Örme dikilitaş ise hipodromun Marmara’ya yakın yerinde yer alır.
Kaidesinde “Bu dört köşeli heybetli ve harika anıt, zamanla harap olmuşken, şimdi imparator konstantinos ile devletin şanı olan oğlu Romanos tarafından önceki görüntüsüne nispetle daha iyi duruma getirildi: Rodos kolosu harikulade idi, bu bronz anıt ise hayranlık yaratmaktadır,” yazmaktadır. Latin istilası sırasında üzerindeki levhaların söküldüğü bilinmektedir.

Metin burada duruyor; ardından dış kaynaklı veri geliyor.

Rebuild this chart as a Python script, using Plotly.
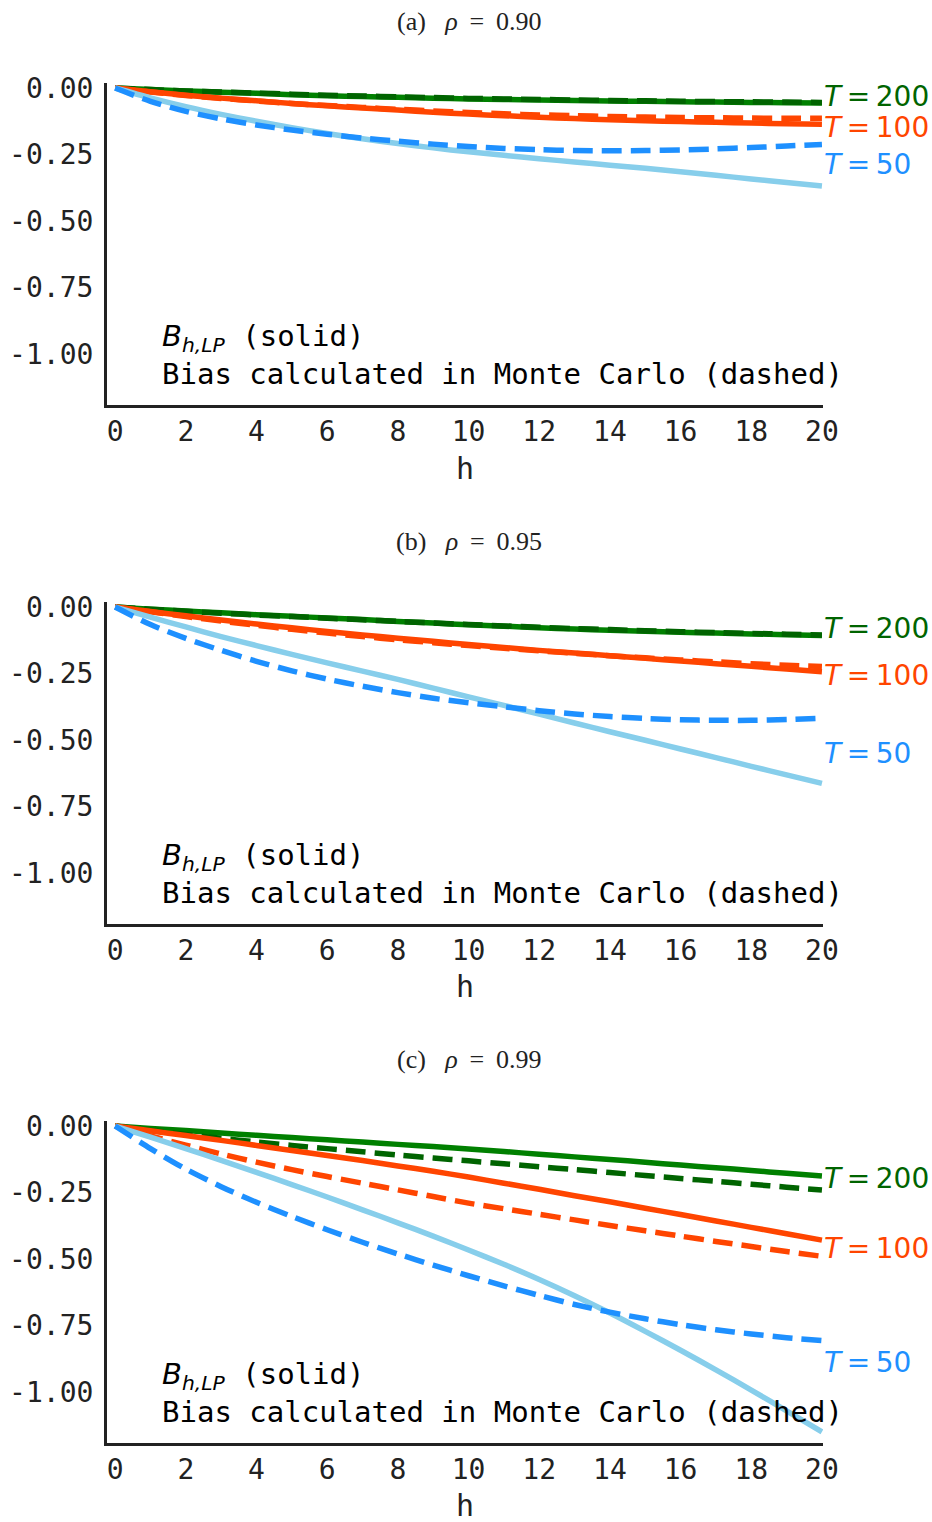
import plotly.graph_objects as go

# ---------------- data ----------------
h = list(range(21))

# panel (a) rho = 0.90
a_T200_solid = [0, -0.006, -0.011, -0.016, -0.020, -0.025, -0.029, -0.032, -0.035, -0.038, -0.041, -0.043, -0.045, -0.047, -0.049, -0.050, -0.052, -0.053, -0.054, -0.055, -0.056]
a_T200_dash = [0, -0.006, -0.011, -0.015, -0.019, -0.023, -0.027, -0.030, -0.033, -0.036, -0.039, -0.041, -0.043, -0.045, -0.047, -0.048, -0.050, -0.051, -0.052, -0.053, -0.054]
a_T100_solid = [0, -0.014, -0.027, -0.038, -0.048, -0.058, -0.067, -0.075, -0.083, -0.091, -0.098, -0.104, -0.110, -0.115, -0.119, -0.123, -0.126, -0.129, -0.132, -0.134, -0.136]
a_T100_dash = [0, -0.015, -0.028, -0.039, -0.049, -0.058, -0.066, -0.073, -0.080, -0.086, -0.092, -0.097, -0.101, -0.104, -0.107, -0.109, -0.111, -0.112, -0.113, -0.114, -0.114]
a_T50_solid = [0, -0.037, -0.070, -0.099, -0.125, -0.149, -0.171, -0.191, -0.209, -0.225, -0.240, -0.253, -0.266, -0.278, -0.290, -0.302, -0.315, -0.328, -0.342, -0.355, -0.368]
a_T50_dash = [0, -0.050, -0.088, -0.116, -0.139, -0.158, -0.174, -0.188, -0.200, -0.211, -0.220, -0.227, -0.232, -0.235, -0.236, -0.235, -0.233, -0.229, -0.224, -0.218, -0.212]

# panel (b) rho = 0.95
b_T200_solid = [0, -0.008, -0.015, -0.022, -0.029, -0.035, -0.041, -0.047, -0.054, -0.060, -0.067, -0.072, -0.078, -0.083, -0.087, -0.091, -0.095, -0.098, -0.101, -0.104, -0.107]
b_T200_dash = [0, -0.008, -0.016, -0.023, -0.030, -0.036, -0.042, -0.048, -0.054, -0.060, -0.066, -0.071, -0.076, -0.081, -0.085, -0.089, -0.093, -0.096, -0.099, -0.102, -0.105]
b_T100_solid = [0, -0.017, -0.033, -0.049, -0.064, -0.078, -0.092, -0.105, -0.117, -0.129, -0.141, -0.152, -0.163, -0.173, -0.183, -0.193, -0.203, -0.213, -0.223, -0.233, -0.243]
b_T100_dash = [0, -0.018, -0.036, -0.053, -0.069, -0.084, -0.098, -0.111, -0.123, -0.134, -0.145, -0.155, -0.165, -0.174, -0.183, -0.191, -0.199, -0.206, -0.213, -0.219, -0.224]
b_T50_solid = [0, -0.038, -0.075, -0.111, -0.145, -0.178, -0.210, -0.241, -0.272, -0.305, -0.338, -0.370, -0.403, -0.436, -0.469, -0.501, -0.534, -0.566, -0.599, -0.631, -0.663]
b_T50_dash = [0, -0.066, -0.118, -0.163, -0.204, -0.240, -0.271, -0.298, -0.322, -0.343, -0.360, -0.375, -0.390, -0.402, -0.412, -0.419, -0.424, -0.426, -0.426, -0.423, -0.418]

# panel (c) rho = 0.99
c_T200_solid = [0, -0.009, -0.017, -0.026, -0.035, -0.043, -0.052, -0.060, -0.069, -0.077, -0.086, -0.096, -0.106, -0.116, -0.126, -0.136, -0.147, -0.157, -0.167, -0.178, -0.188]
c_T200_dash = [0, -0.017, -0.032, -0.046, -0.060, -0.073, -0.085, -0.097, -0.109, -0.120, -0.131, -0.142, -0.153, -0.164, -0.175, -0.186, -0.197, -0.208, -0.219, -0.230, -0.241]
c_T100_solid = [0, -0.018, -0.036, -0.054, -0.073, -0.092, -0.111, -0.130, -0.150, -0.170, -0.192, -0.215, -0.238, -0.262, -0.285, -0.309, -0.333, -0.357, -0.381, -0.405, -0.429]
c_T100_dash = [0, -0.037, -0.072, -0.105, -0.136, -0.164, -0.190, -0.215, -0.240, -0.265, -0.290, -0.311, -0.332, -0.353, -0.374, -0.394, -0.414, -0.434, -0.453, -0.472, -0.490]
c_T50_solid = [0, -0.042, -0.085, -0.129, -0.174, -0.220, -0.267, -0.315, -0.364, -0.414, -0.466, -0.520, -0.577, -0.638, -0.703, -0.772, -0.843, -0.917, -0.993, -1.071, -1.150]
c_T50_dash = [0, -0.085, -0.162, -0.228, -0.287, -0.340, -0.390, -0.437, -0.481, -0.523, -0.563, -0.601, -0.637, -0.671, -0.700, -0.725, -0.747, -0.766, -0.782, -0.796, -0.807]

panel_titles = ["(a)", "(b)", "(c)"]
panel_rho = ["0.90", "0.95", "0.99"]
T_labels = ["200", "100", "50"]
# vertical position of the T labels (data units) per panel
T_label_y = [[-0.030, -0.150, -0.289], [-0.079, -0.256, -0.549], [-0.199, -0.462, -0.891]]

y_tickvals = [0, -0.25, -0.5, -0.75, -1.0]
y_ticktext = ["0.00", "-0.25", "-0.50", "-0.75", "-1.00"]
x_tickvals = list(range(0, 21, 2))

# ---------------- style ----------------
MONO = "DejaVu Sans Mono"
SANS = "DejaVu Sans"
SERIF = "Liberation Serif"
INK = "#222222"
col_solid = {"200": "#008000", "100": "#FF4500", "50": "#87CEEB"}
col_dash = {"200": "#006400", "100": "#FF4500", "50": "#1E90FF"}
col_label = {"200": "#006400", "100": "#FF4500", "50": "#1E90FF"}

data = [
    {"200": (a_T200_solid, a_T200_dash), "100": (a_T100_solid, a_T100_dash), "50": (a_T50_solid, a_T50_dash)},
    {"200": (b_T200_solid, b_T200_dash), "100": (b_T100_solid, b_T100_dash), "50": (b_T50_solid, b_T50_dash)},
    {"200": (c_T200_solid, c_T200_dash), "100": (c_T100_solid, c_T100_dash), "50": (c_T50_solid, c_T50_dash)},
]

W, H = 932, 1522
x_dom = [107 / W, 823 / W]
# pixel top/bottom of each plot area
plot_px = [(82.7, 404.5), (601.7, 923.5), (1120.7, 1442.5)]
title_px = [22, 541, 1059]
xlabel_px = [468, 987, 1505]

fig = go.Figure()
layout = dict(
    width=W, height=H,
    margin=dict(l=0, r=0, t=0, b=0, pad=0, autoexpand=False),
    paper_bgcolor="white", plot_bgcolor="white",
    showlegend=False,
    annotations=[],
)

for i in range(3):
    xa = "x" if i == 0 else f"x{i+1}"
    ya = "y" if i == 0 else f"y{i+1}"
    for T in T_labels:
        solid, dash = data[i][T]
        fig.add_trace(go.Scatter(x=h, y=solid, mode="lines", xaxis=xa, yaxis=ya,
                                 line=dict(color=col_solid[T], width=5.5, shape="spline", smoothing=0.8)))
        fig.add_trace(go.Scatter(x=h, y=dash, mode="lines", xaxis=xa, yaxis=ya,
                                 line=dict(color=col_dash[T], width=5.5, dash="20px,9px",
                                           shape="spline", smoothing=0.8)))
    top, bot = plot_px[i]
    layout["xaxis" if i == 0 else f"xaxis{i+1}"] = dict(
        domain=x_dom, anchor=ya, range=[-0.23, 20.03], automargin=False,
        showline=True, linewidth=3, linecolor=INK, showgrid=False, zeroline=False,
        ticks="", tickvals=x_tickvals, ticklabelstandoff=0,
        tickfont=dict(family=MONO, size=28, color=INK),
    )
    layout["yaxis" if i == 0 else f"yaxis{i+1}"] = dict(
        domain=[1 - bot / H, 1 - top / H], anchor=xa, range=[-1.19, 0.02], automargin=False,
        showline=True, linewidth=3, linecolor=INK, showgrid=False, zeroline=False,
        ticks="", tickvals=y_tickvals, ticktext=y_ticktext, ticklabelstandoff=5,
        tickfont=dict(family=MONO, size=28, color=INK),
    )
    # panel title
    layout["annotations"].append(dict(
        xref="paper", yref="paper", x=469 / W, y=1 - title_px[i] / H,
        xanchor="center", yanchor="middle", showarrow=False,
        text=f"{panel_titles[i]}\u00a0\u00a0\u00a0<i>ρ</i>\u00a0\u2009=\u00a0\u2009{panel_rho[i]}",
        font=dict(family=SERIF, size=26, color=INK),
    ))
    # x label
    layout["annotations"].append(dict(
        xref="paper", yref="paper", x=465 / W, y=1 - xlabel_px[i] / H,
        xanchor="center", yanchor="middle", showarrow=False,
        text="h", font=dict(family=MONO, size=30, color=INK),
    ))
    # in-plot legend text
    layout["annotations"].append(dict(
        xref=xa, yref=ya, x=1.27, y=-0.94, xanchor="left", yanchor="middle", showarrow=False,
        text=(f"<span style='font-family:{SANS}'><i>B</i><sub><i>h,LP</i></sub></span> (solid)"),
        font=dict(family=MONO, size=29, color="black"),
    ))
    layout["annotations"].append(dict(
        xref=xa, yref=ya, x=1.27, y=-1.075, xanchor="left", yanchor="middle", showarrow=False,
        text="Bias calculated in Monte Carlo (dashed)",
        font=dict(family=MONO, size=29, color="black"),
    ))
    # T labels
    for T, ty in zip(T_labels, T_label_y[i]):
        layout["annotations"].append(dict(
            xref=xa, yref=ya, x=20, y=ty, xanchor="left", yanchor="middle", showarrow=False,
            text=f"<i>T</i>\u2009=\u2009{T}", font=dict(family=SANS, size=28, color=col_label[T]),
        ))

fig.update_layout(**layout)
fig.write_html("out.html", config={"displayModeBar": False},
               post_script="document.body.style.margin='0';document.body.style.overflow='hidden';")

Hipodrom şehrin toplantı, eğlence, heyecan ve spor merkezi olarak önemini uzun süre sürdürdü. Roma’da çok sayıda olan tatil günlerinde halk burada araba yarışları, müzisyenler, dansözler ve vahşi hayvan dövüşleri ile eğlenirdi. Ancak bu mekan sadece keyifli eğlencelere değil aynı zamanda büyük isyanlara da sahne olmuştu. Justianus’un devrinde 532 yılında gerçekleşen Nika Ayaklanması bunlardan biriydi. Daha sonra 1185’te İmparator Andronikos Komnenos’un linç edilmesi de yine bu alanda gerçekleşmişti.
1204 tarihinde başlayan ve şehirde büyük bir talana yol açan Latin İstilası Hipodrom’un sonunu getirmiştir. Şehirdeki büyük yağmalamadan Hipodrom da nasibini alır ve hemen hemen tüm kıymetli parçaları sökülerek İtalya’ya taşınır. 1491 yılı civarına tarihlenen gravürlerde Hipodrom ne yazık ki büyük bir harabe halindedir. 1509’da ise “Kıyamet-i Suğra”(küçük kıyamet) adıyla anılan deprem sırasında hemen hemen tamamı tahrip olmuş ve geriye kalan malzemeleri hızla yenilenen şehrin imarında kullanılmıştır.